My favorite journalism professor instructed me to “kill your darlings.” The phrase has been attributed to Faulkner, but the origin isn’t really known. At the time, it applied strictly to my writing. That sentence you just wrote and think is amazing? Get ready to delete it. The part of your piece you’re most attached to? It probably needs to go. It means being willing to let go of what you believe is brilliant for the sake of the message as a whole. Sometimes those darlings end up detracting instead of enhancing.
Also, sometimes what we love most isn’t actually good. As writers or artists or musicians, that can be difficult to see. Once I started photography, I began applying the “kill your darlings” philosophy to my photo work as well. As creatives we tend to think something is wonderful simply because we created it. I become emotionally attached to my images when I’ve connected with my clients or especially, if the subjects are my kids or family members.
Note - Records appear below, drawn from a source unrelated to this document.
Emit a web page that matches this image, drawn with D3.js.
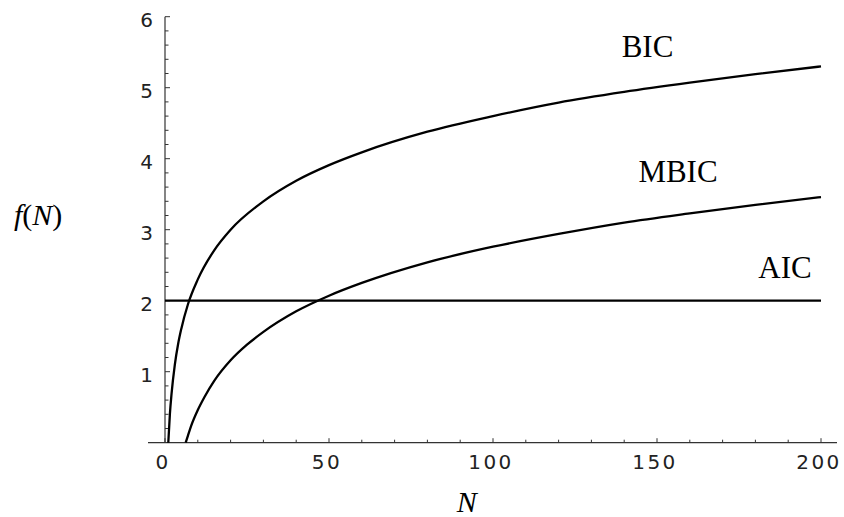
<!DOCTYPE html>
<html>
<head>
<meta charset="utf-8">
<script src="https://cdn.jsdelivr.net/npm/d3@7"></script>
<style>
  body { margin: 0; background: #fff; }
  svg { display: block; }
  .tick-label { font-family: "DejaVu Sans", sans-serif; font-size: 20px; fill: #222; }
  .curve-label, .axis-title { font-family: "Liberation Serif", "Times New Roman", serif; fill: #000; }
</style>
</head>
<body>
<div id="chart"></div>
<script>
// ====== f(N) penalty curves: AIC, BIC, MBIC ======

// values
var bicN   = [1, 1.5, 2, 3, 4, 5, 7, 10, 15, 20, 30, 40, 50, 60, 80, 100, 120, 140, 160, 180, 200];
var bicVal = [0, 0.41, 0.69, 1.10, 1.39, 1.61, 1.95, 2.30, 2.71, 3.00, 3.40, 3.69, 3.91, 4.09, 4.38, 4.60, 4.79, 4.94, 5.07, 5.19, 5.30];

var mbicN   = [6.3, 7, 8, 10, 12, 15, 20, 25, 30, 40, 50, 60, 80, 100, 120, 140, 160, 180, 200];
var mbicVal = [0, 0.10, 0.24, 0.46, 0.64, 0.87, 1.16, 1.38, 1.56, 1.85, 2.07, 2.25, 2.54, 2.76, 2.94, 3.10, 3.23, 3.35, 3.46];

var aicN   = [0, 200];
var aicVal = [2, 2];

var xTicks = [0, 50, 100, 150, 200];
var yTicks = [1, 2, 3, 4, 5, 6];

var width = 844, height = 517;

var svg = d3.select('#chart').append('svg')
    .attr('width', width)
    .attr('height', height);

var x = d3.scaleLinear().domain([0, 200]).range([165, 821]);
var y = d3.scaleLinear().domain([0, 6]).range([442.7, 16.7]);

// Axes (Mathematica style: ticks pointing inward)
var axisColor = '#333';

svg.append('line')
    .attr('x1', 148).attr('x2', 837)
    .attr('y1', y(0)).attr('y2', y(0))
    .attr('stroke', axisColor).attr('stroke-width', 1.2);

svg.append('line')
    .attr('x1', x(0)).attr('x2', x(0))
    .attr('y1', y(0)).attr('y2', y(6))
    .attr('stroke', axisColor).attr('stroke-width', 1.2);

// x ticks
var xMinor = d3.range(0, 201, 10);
svg.selectAll('.xtick')
    .data(xMinor)
  .enter().append('line')
    .attr('class', 'xtick')
    .attr('x1', function(d) { return x(d); })
    .attr('x2', function(d) { return x(d); })
    .attr('y1', y(0))
    .attr('y2', function(d) { return y(0) - (d % 50 === 0 ? 4.5 : 3); })
    .attr('stroke', axisColor).attr('stroke-width', 1);

svg.selectAll('.xlabel')
    .data(xTicks)
  .enter().append('text')
    .attr('class', 'tick-label')
    .attr('x', function(d) { return x(d) - 2; })
    .attr('y', 469)
    .attr('text-anchor', 'middle')
    .style('letter-spacing', '2.5px')
    .text(function(d) { return d; });

// y ticks
var yMinor = d3.range(1, 31).map(function(i) { return i / 5; });
svg.selectAll('.ytick')
    .data(yMinor)
  .enter().append('line')
    .attr('class', 'ytick')
    .attr('x1', x(0))
    .attr('x2', function(d) { return x(0) + (Math.abs(d - Math.round(d)) < 1e-6 ? 5 : 3.5); })
    .attr('y1', function(d) { return y(d); })
    .attr('y2', function(d) { return y(d); })
    .attr('stroke', axisColor).attr('stroke-width', 1);

svg.selectAll('.ylabel')
    .data(yTicks)
  .enter().append('text')
    .attr('class', 'tick-label')
    .attr('x', 153)
    .attr('y', function(d) { return y(d) + 10; })
    .attr('text-anchor', 'end')
    .text(function(d) { return d; });

// Curves
var line = d3.line()
    .x(function(d) { return x(d[0]); })
    .y(function(d) { return y(d[1]); })
    .curve(d3.curveMonotoneX);

function pairs(ns, vals) {
    return ns.map(function(n, i) { return [n, vals[i]]; });
}

[pairs(bicN, bicVal), pairs(mbicN, mbicVal), pairs(aicN, aicVal)].forEach(function(data) {
    svg.append('path')
        .datum(data)
        .attr('d', line)
        .attr('fill', 'none')
        .attr('stroke', '#000')
        .attr('stroke-width', 2.3);
});

// Curve labels
var labels = [
    { text: 'BIC',  x: 647.5, y: 56.5 },
    { text: 'MBIC', x: 678,   y: 181.5 },
    { text: 'AIC',  x: 785,   y: 278.3 }
];
svg.selectAll('.curve-label')
    .data(labels)
  .enter().append('text')
    .attr('class', 'curve-label')
    .attr('x', function(d) { return d.x; })
    .attr('y', function(d) { return d.y; })
    .attr('text-anchor', 'middle')
    .style('font-size', '31px')
    .text(function(d) { return d.text; });

// Axis titles
svg.append('text')
    .attr('class', 'axis-title')
    .attr('x', 466.7)
    .attr('y', 511.5)
    .attr('text-anchor', 'middle')
    .style('font-size', '30px')
    .style('font-style', 'italic')
    .text('N');

var fTitle = svg.append('text')
    .attr('class', 'axis-title')
    .attr('x', 14)
    .attr('y', 225)
    .style('font-size', '30px');
fTitle.append('tspan').style('font-style', 'italic').text('f');
fTitle.append('tspan').text('(');
fTitle.append('tspan').style('font-style', 'italic').text('N');
fTitle.append('tspan').text(')');
</script>
</body>
</html>
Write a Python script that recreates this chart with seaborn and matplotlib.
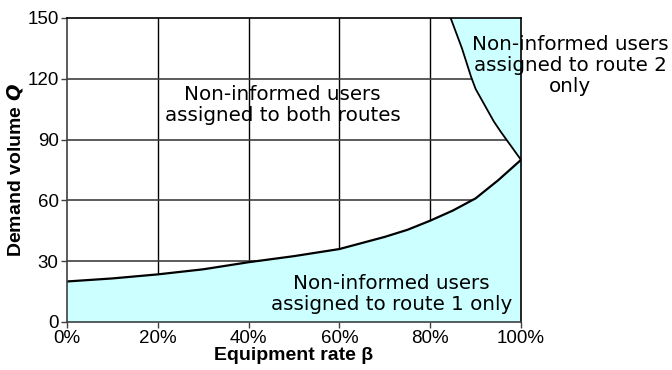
import matplotlib
matplotlib.use("Agg")
import matplotlib.pyplot as plt
import seaborn as sns
import pandas as pd

# Data
beta_low = [0, 10, 20, 30, 40, 50, 60, 65, 70, 75, 80, 85, 90, 95, 100]
q_low = [20, 21.5, 23.5, 26, 29.5, 32.5, 36, 39, 42, 45.5, 50, 55, 61, 70, 80]
beta_up = [84.5, 87, 89, 90, 92, 94, 95.5, 100]
q_up = [150, 135, 121, 115, 107, 99, 94, 80]
x_ticks = [0, 20, 40, 60, 80, 100]
x_tick_labels = ["0%", "20%", "40%", "60%", "80%", "100%"]
y_ticks = [0, 30, 60, 90, 120, 150]

label_both = "Non-informed users\nassigned to both routes"
label_r1 = "Non-informed users\nassigned to route 1 only"
label_r2 = "Non-informed users\nassigned to route 2\nonly"

sns.set_theme(style="white")
plt.rcParams["font.family"] = ["Liberation Sans", "DejaVu Sans"]

fig = plt.figure(figsize=(6.72, 3.70), dpi=100)
ax = fig.add_axes([67 / 672, 48 / 370, 454 / 672, 304 / 370])

df_low = pd.DataFrame({"beta": beta_low, "Q": q_low})
df_up = pd.DataFrame({"beta": beta_up, "Q": q_up})

fill_c = "#CCFFFF"
ax.fill_between(df_low["beta"], 0, df_low["Q"], color=fill_c, zorder=2, lw=0)
ax.fill_betweenx(df_up["Q"], df_up["beta"], 100, color=fill_c, zorder=2, lw=0)

sns.lineplot(data=df_low, x="beta", y="Q", ax=ax, color="black", lw=1.6, zorder=3)
sns.lineplot(data=df_up, x="beta", y="Q", ax=ax, color="black", lw=1.3, zorder=3,
             sort=False)

ax.set_xlim(0, 100)
ax.set_ylim(0, 150)
ax.set_xticks(x_ticks)
ax.set_xticklabels(x_tick_labels)
ax.set_yticks(y_ticks)

for x in x_ticks[1:-1]:
    ax.axvline(x, color="black", lw=1.0, zorder=1)
for y in y_ticks[1:-1]:
    ax.axhline(y, color="#404040", lw=1.2, zorder=1)

for s in ax.spines.values():
    s.set_color("black")
    s.set_linewidth(1.2)
    s.set_zorder(4)
ax.spines["left"].set_color("#404040")
ax.spines["bottom"].set_color("#404040")

ax.tick_params(axis="both", which="major", direction="out", length=4, width=1,
               color="#404040", labelsize=13.5, pad=2, left=True, bottom=True,
               labelcolor="black")

ax.set_xlabel("Equipment rate \u03b2", fontsize=14, fontweight="bold", labelpad=0,
              color="black")
ax.set_ylabel(r"Demand volume $\mathbfit{Q}$", fontsize=14, fontweight="bold",
              labelpad=2, color="black")

tfont = dict(family=["DejaVu Sans"], fontsize=14.3, color="black",
             ha="center", va="center", linespacing=1.15, zorder=5)
ax.text(47.5, 107, label_both, **tfont)
ax.text(71.5, 14, label_r1, **tfont)
ax.text(110.8, 126.5, label_r2, clip_on=False, **tfont)

fig.savefig("out.png", dpi=100)
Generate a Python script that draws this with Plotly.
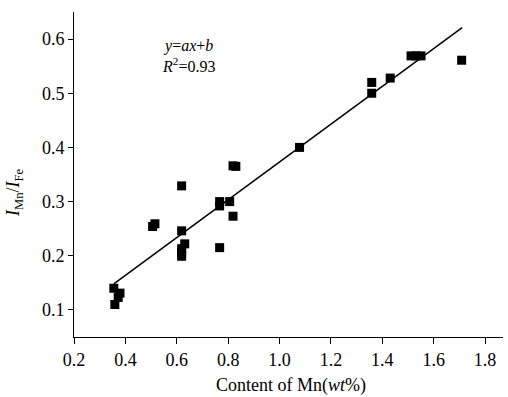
import plotly.graph_objects as go

# Data
mn_content = [0.355, 0.379, 0.372, 0.359,
              0.506, 0.515,
              0.619, 0.619, 0.631, 0.619, 0.619, 0.619,
              0.767, 0.767, 0.767, 0.806, 0.819,
              0.819, 0.830,
              1.078,
              1.359, 1.359, 1.431,
              1.512, 1.532, 1.551,
              1.709]
intensity_ratio = [0.140, 0.131, 0.123, 0.110,
                   0.254, 0.259,
                   0.329, 0.246, 0.222, 0.213, 0.206, 0.199,
                   0.300, 0.292, 0.215, 0.300, 0.273,
                   0.366, 0.365,
                   0.400,
                   0.520, 0.500, 0.528,
                   0.569, 0.569, 0.569,
                   0.561]

# Fitted line y = a*x + b, drawn over the data span
fit_a = 0.349
fit_b = 0.024
fit_x = [0.355, 1.711]
fit_y = [fit_a * v + fit_b for v in fit_x]

x_ticks = [0.2, 0.4, 0.6, 0.8, 1.0, 1.2, 1.4, 1.6, 1.8]
y_ticks = [0.1, 0.2, 0.3, 0.4, 0.5, 0.6]

FONT = "Liberation Serif, Times New Roman, serif"

W, H = 508, 397
ML, MR, MT, MB = 74, 5, 12, 60
PW, PH = W - ML - MR, H - MT - MB


def px_to_paper(px, py):
    return (px - ML) / PW, (H - MB - py) / PH


fig = go.Figure()
fig.add_trace(go.Scatter(x=fit_x, y=fit_y, mode="lines",
                         line=dict(color="black", width=1.5),
                         showlegend=False, hoverinfo="skip"))
fig.add_trace(go.Scatter(x=mn_content, y=intensity_ratio, mode="markers",
                         marker=dict(symbol="square", size=9, color="black"),
                         showlegend=False))

ytx, yty = px_to_paper(14, 192)
xtx, xty = px_to_paper(291, 385)
eqx, eqy = px_to_paper(188, 56)

fig.update_layout(
    width=W, height=H,
    margin=dict(l=ML, r=MR, t=MT, b=MB),
    paper_bgcolor="white", plot_bgcolor="white",
    font=dict(family=FONT, size=18, color="black"),
    xaxis=dict(range=[0.2, 1.87], tickvals=x_ticks,
               ticktext=[f"{v:.1f}" for v in x_ticks],
               showline=True, linecolor="black", linewidth=1,
               ticks="outside", ticklen=6, tickcolor="black",
               tickfont=dict(size=18),
               showgrid=False, zeroline=False),
    yaxis=dict(range=[0.05, 0.65], tickvals=y_ticks,
               ticktext=[f"{v:.1f}" for v in y_ticks],
               showline=True, linecolor="black", linewidth=1,
               ticks="outside", ticklen=5, tickcolor="black",
               tickfont=dict(size=18),
               showgrid=False, zeroline=False),
    annotations=[
        dict(x=ytx, y=yty, xref="paper", yref="paper", showarrow=False,
             text="<i>I</i><sub>Mn</sub>/<i>I</i><sub>Fe</sub>",
             textangle=-90, font=dict(size=18), xanchor="center",
             yanchor="middle"),
        dict(x=xtx, y=xty, xref="paper", yref="paper", showarrow=False,
             text="Content of Mn(<i>wt</i>%)", font=dict(size=18),
             xanchor="center", yanchor="middle"),
        dict(x=eqx, y=eqy, xref="paper", yref="paper", showarrow=False,
             text="<i>y</i>=<i>ax</i>+<i>b</i><br><i>R</i><sup>2</sup>=0.93",
             align="center", font=dict(size=16),
             xanchor="center", yanchor="middle"),
    ],
)

fig.write_html("out.html",
               config={"displayModeBar": False},
               post_script="document.body.style.margin='0';")
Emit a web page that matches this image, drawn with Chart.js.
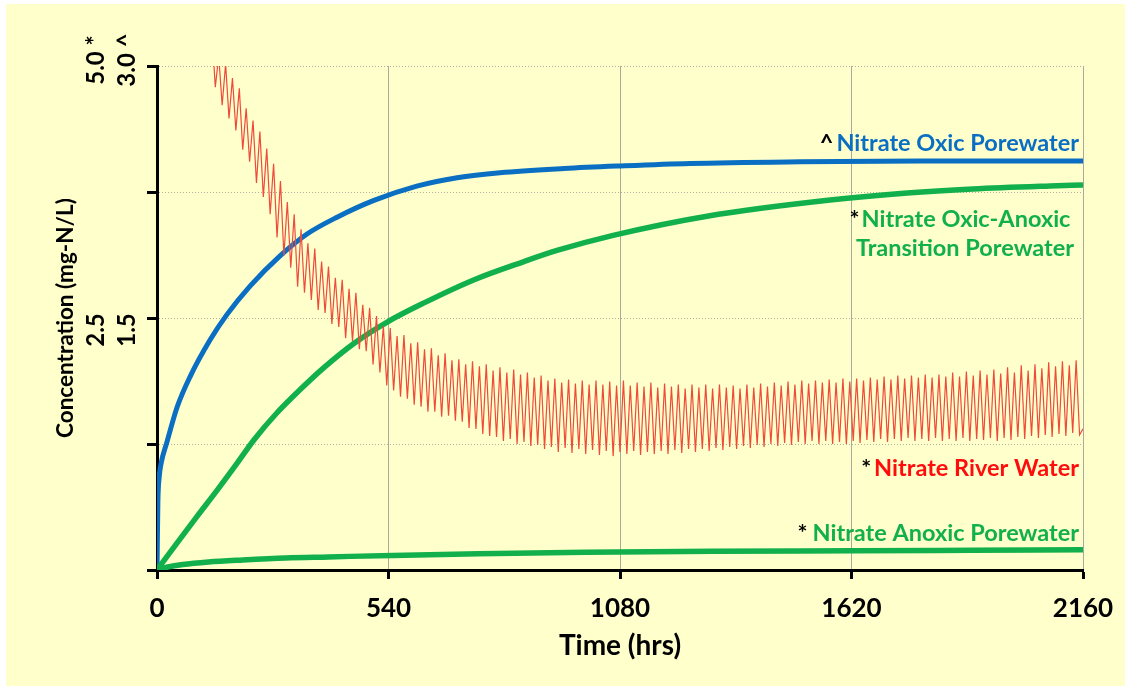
<!DOCTYPE html>
<html><head><meta charset="utf-8">
<script src="https://cdn.jsdelivr.net/npm/chart.js@4.4.0/dist/chart.umd.min.js"></script>
<style>
html,body{margin:0;padding:0;background:#ffffff;}
canvas{display:block;}
</style></head><body>
<canvas id="c" width="1129" height="690"></canvas>
<script>
// ---------- data ----------
const xTickValues = [0, 540, 1080, 1620, 2160];
const xTickLabels = ['0', '540', '1080', '1620', '2160'];
const yTickValues = [1.5, 3.0];                 // positions on the 3.0 (^) scale
const yTickLabelsStar = ['2.5', '5.0 *'];       // * scale (max 5.0)
const yTickLabelsCaret = ['1.5', '3.0 ^'];      // ^ scale (max 3.0)

const seriesNames = ['Nitrate Oxic Porewater', 'Nitrate Oxic-Anoxic', 'Transition Porewater', 'Nitrate River Water', 'Nitrate Anoxic Porewater'];

// ^ Nitrate Oxic Porewater (mg-N/L, 3.0 scale)
const oxicHours = [0, 2, 5, 10, 23, 47, 77, 124, 163, 217, 287, 350, 420, 506, 606, 700, 800, 950, 1080, 1243, 1500, 1780, 2160];
const oxicConc  = [0, 0.40, 0.55, 0.64, 0.76, 0.97, 1.15, 1.37, 1.52, 1.69, 1.87, 2.00, 2.10, 2.20, 2.285, 2.335, 2.365, 2.39, 2.405, 2.42, 2.43, 2.435, 2.435];

// * Nitrate Oxic-Anoxic Transition Porewater (5.0 scale)
const transHours = [0, 47, 93, 140, 187, 226, 280, 334, 390, 460, 537, 623, 740, 856, 933, 1064, 1283, 1570, 1750, 1903, 2083, 2160];
const transConc  = [0, 0.27, 0.53, 0.79, 1.06, 1.29, 1.56, 1.79, 2.01, 2.25, 2.46, 2.65, 2.88, 3.06, 3.17, 3.32, 3.51, 3.67, 3.74, 3.78, 3.81, 3.82];

// * Nitrate Anoxic Porewater (5.0 scale)
const anoxHours = [0, 25, 60, 120, 200, 300, 400, 550, 750, 1000, 1300, 1620, 1900, 2160];
const anoxConc  = [0, 0.03, 0.055, 0.08, 0.10, 0.12, 0.13, 0.145, 0.16, 0.175, 0.185, 0.19, 0.195, 0.20];

// * Nitrate River Water (5.0 scale)
const riverHours = [
0,8,16,24,32,40,48,56,64,72,80,88,96,104,112,120,
128,136,144,152,160,168,176,184,192,200,208,216,224,232,240,248,
256,264,272,280,288,296,304,312,320,328,336,344,352,360,368,376,
384,392,400,408,416,424,432,440,448,456,464,472,480,488,496,504,
512,520,528,536,544,552,560,568,576,584,592,600,608,616,624,632,
640,648,656,664,672,680,688,696,704,712,720,728,736,744,752,760,
768,776,784,792,800,808,816,824,832,840,848,856,864,872,880,888,
896,904,912,920,928,936,944,952,960,968,976,984,992,1000,1008,1016,
1024,1032,1040,1048,1056,1064,1072,1080,1088,1096,1104,1112,1120,1128,1136,1144,
1152,1160,1168,1176,1184,1192,1200,1208,1216,1224,1232,1240,1248,1256,1264,1272,
1280,1288,1296,1304,1312,1320,1328,1336,1344,1352,1360,1368,1376,1384,1392,1400,
1408,1416,1424,1432,1440,1448,1456,1464,1472,1480,1488,1496,1504,1512,1520,1528,
1536,1544,1552,1560,1568,1576,1584,1592,1600,1608,1616,1624,1632,1640,1648,1656,
1664,1672,1680,1688,1696,1704,1712,1720,1728,1736,1744,1752,1760,1768,1776,1784,
1792,1800,1808,1816,1824,1832,1840,1848,1856,1864,1872,1880,1888,1896,1904,1912,
1920,1928,1936,1944,1952,1960,1968,1976,1984,1992,2000,2008,2016,2024,2032,2040,
2048,2056,2064,2072,2080,2088,2096,2104,2112,2120,2128,2136,2144,2152,2160];
const riverConc = [
9.00,8.16,8.50,7.69,8.00,7.21,7.50,6.74,7.00,6.30,6.59,5.90,6.17,5.50,5.76,5.10,
5.35,4.79,5.10,4.61,5.02,4.48,4.88,4.36,4.78,4.17,4.58,4.05,4.46,3.84,4.35,3.70,
4.18,3.53,4.03,3.30,3.86,3.12,3.65,3.00,3.53,2.81,3.38,2.75,3.24,2.68,3.19,2.58,
3.06,2.55,3.01,2.44,2.90,2.41,2.88,2.30,2.79,2.27,2.75,2.19,2.63,2.17,2.60,2.04,
2.52,1.96,2.42,1.83,2.40,1.78,2.32,1.72,2.33,1.70,2.25,1.64,2.26,1.62,2.19,1.57,
2.20,1.57,2.13,1.52,2.15,1.53,2.08,1.48,2.09,1.47,2.04,1.41,2.07,1.40,2.02,1.35,
2.04,1.33,1.98,1.32,2.01,1.28,1.96,1.30,1.99,1.25,1.94,1.27,1.96,1.23,1.91,1.24,
1.93,1.20,1.88,1.22,1.90,1.17,1.86,1.21,1.89,1.16,1.85,1.20,1.88,1.15,1.84,1.19,
1.88,1.14,1.84,1.18,1.87,1.13,1.83,1.17,1.88,1.15,1.83,1.18,1.86,1.14,1.82,1.17,
1.86,1.15,1.81,1.18,1.85,1.15,1.82,1.19,1.84,1.16,1.80,1.20,1.84,1.17,1.81,1.20,
1.84,1.18,1.80,1.21,1.84,1.19,1.81,1.22,1.83,1.20,1.80,1.23,1.84,1.21,1.81,1.24,
1.85,1.22,1.82,1.25,1.86,1.23,1.83,1.26,1.87,1.24,1.84,1.27,1.88,1.25,1.85,1.28,
1.88,1.25,1.86,1.28,1.89,1.25,1.86,1.27,1.90,1.25,1.87,1.28,1.90,1.26,1.88,1.29,
1.91,1.27,1.89,1.30,1.92,1.27,1.89,1.30,1.93,1.28,1.90,1.31,1.93,1.28,1.91,1.30,
1.94,1.28,1.91,1.31,1.94,1.28,1.92,1.30,1.96,1.28,1.92,1.31,1.97,1.28,1.93,1.30,
1.98,1.29,1.94,1.31,1.99,1.28,1.95,1.31,2.01,1.29,1.96,1.32,2.03,1.30,1.98,1.33,
2.04,1.31,2.00,1.34,2.06,1.32,2.02,1.35,2.07,1.33,2.03,1.36,2.08,1.34,1.40];

// ---------- colours ----------
const BLUE = '#0a6fc2';
const GREEN = '#12b04c';
const RED_LINE = '#ef4a3c';
const RED_TEXT = '#ff0d0d';
const FONT = 'Lato';

const pairs = (xs, ys) => xs.map((x, i) => ({x: x, y: ys[i]}));

const bgPlugin = {
  id: 'bg',
  beforeDraw(chart) {
    const c = chart.ctx;
    c.save();
    c.fillStyle = '#ffffff';
    c.fillRect(0, 0, chart.width, chart.height);
    c.fillStyle = '#ffffcc';
    c.fillRect(6, 4, chart.width - 10, chart.height - 8);
    c.restore();
  }
};

const yLabelPlugin = {
  id: 'ylabels',
  afterDraw(chart) {
    const c = chart.ctx, ys = chart.scales.y;
    c.save();
    c.fillStyle = '#000';
    c.font = 'bold 24px ' + FONT;
    c.textAlign = 'center';
    c.textBaseline = 'middle';
    yTickValues.forEach((v, i) => {
      const py = ys.getPixelForValue(v) + (i === 0 ? 12 : -6);
      [[96, yTickLabelsStar[i]], [127, yTickLabelsCaret[i]]].forEach(([px, t]) => {
        c.save(); c.translate(px, py); c.rotate(-Math.PI / 2); c.fillText(t, 0, 0); c.restore();
      });
    });
    c.restore();
  }
};

const annotPlugin = {
  id: 'annot',
  afterDraw(chart) {
    const c = chart.ctx;
    c.save();
    c.font = 'bold 23.5px ' + FONT;
    c.textBaseline = 'alphabetic';
    const right = 1079;
    function rightLabel(mark, text, color, y, gap) {
      c.textAlign = 'right';
      c.fillStyle = color;
      c.fillText(text, right, y);
      const w = c.measureText(text).width;
      c.fillStyle = '#000';
      c.fillText(mark, right - w - gap, y);
    }
    rightLabel('^', seriesNames[0], BLUE, 151, 3);
    // two-line centred label
    c.textAlign = 'center';
    c.fillStyle = GREEN;
    c.fillText(seriesNames[1], 966, 227);
    c.fillText(seriesNames[2], 965, 256);
    const w1 = c.measureText(seriesNames[1]).width;
    c.textAlign = 'right';
    c.fillStyle = '#000';
    c.fillText('*', 966 - w1 / 2 - 2, 227);
    rightLabel('*', seriesNames[3], RED_TEXT, 476, 3);
    rightLabel('*', seriesNames[4], GREEN, 541, 5);
    c.restore();
  }
};

new Chart(document.getElementById('c'), {
  type: 'line',
  data: {
    datasets: [
      { label: 'River', data: pairs(riverHours, riverConc), yAxisID: 'y2',
        borderColor: RED_LINE, borderWidth: 1.2, pointRadius: 0, tension: 0 },
      { label: 'Anoxic', data: pairs(anoxHours, anoxConc), yAxisID: 'y2',
        borderColor: GREEN, borderWidth: 5.5, pointRadius: 0, cubicInterpolationMode: 'monotone' },
      { label: 'Transition', data: pairs(transHours, transConc), yAxisID: 'y2',
        borderColor: GREEN, borderWidth: 5.5, pointRadius: 0, cubicInterpolationMode: 'monotone' },
      { label: 'Oxic', data: pairs(oxicHours, oxicConc), yAxisID: 'y',
        borderColor: BLUE, borderWidth: 5, pointRadius: 0, cubicInterpolationMode: 'monotone' }
    ]
  },
  options: {
    responsive: false,
    animation: false,
    devicePixelRatio: 1,
    layout: { padding: { top: 66, right: 46, left: 0, bottom: 0 } },
    plugins: { legend: { display: false }, tooltip: { enabled: false } },
    scales: {
      x: {
        type: 'linear', min: 0, max: 2160,
        afterBuildTicks: (s) => { s.ticks = xTickValues.map(v => ({value: v})); },
        afterFit: (s) => { s.height = 120; },
        ticks: { color: '#000', font: { family: FONT, size: 26, weight: 'bold' }, padding: 14, maxRotation: 0,
                 callback: (v) => xTickLabels[xTickValues.indexOf(v)] },
        grid: { color: '#a9a9a0', lineWidth: 1, tickColor: '#000', tickWidth: 3, tickLength: 9 },
        border: { color: '#000', width: 3 },
        title: { display: true, text: 'Time (hrs)', color: '#000',
                 font: { family: FONT, size: 28, weight: 'bold' }, padding: { top: 0, bottom: 27 } }
      },
      y: {
        type: 'linear', min: 0, max: 3, position: 'left',
        ticks: { stepSize: 0.75, display: false },
        afterFit: (s) => { s.width = 157; },
        grid: { color: '#b0b0a0', lineWidth: 1, tickColor: '#000', tickWidth: 3, tickLength: 10, tickBorderDash: [] },
        border: { color: '#000', width: 3, dash: [1, 2] },
        title: { display: true, text: 'Concentration (mg-N/L)', color: '#000',
                 font: { family: FONT, size: 22.5, weight: 'bold' }, padding: { top: 52, bottom: 0 } }
      },
      y2: { type: 'linear', min: 0, max: 5, display: false }
    }
  },
  plugins: [bgPlugin, yLabelPlugin, annotPlugin]
});
</script>
</body></html>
Often I’ll ask my husband to look through a gallery and have him tell me which images are the strongest. Usually they’re different than the ones I thought I had to keep. Sometimes I keep my darlings anyway…Shhh.
But, we need to be willing to abandon our darlings when they’re not needed to complete a collection or they don’t add to the final aesthetic or story – or if we’re really honest with ourselves and they’re just not as good as we originally thought they were. If we can continually self-critique, our work will continually improve.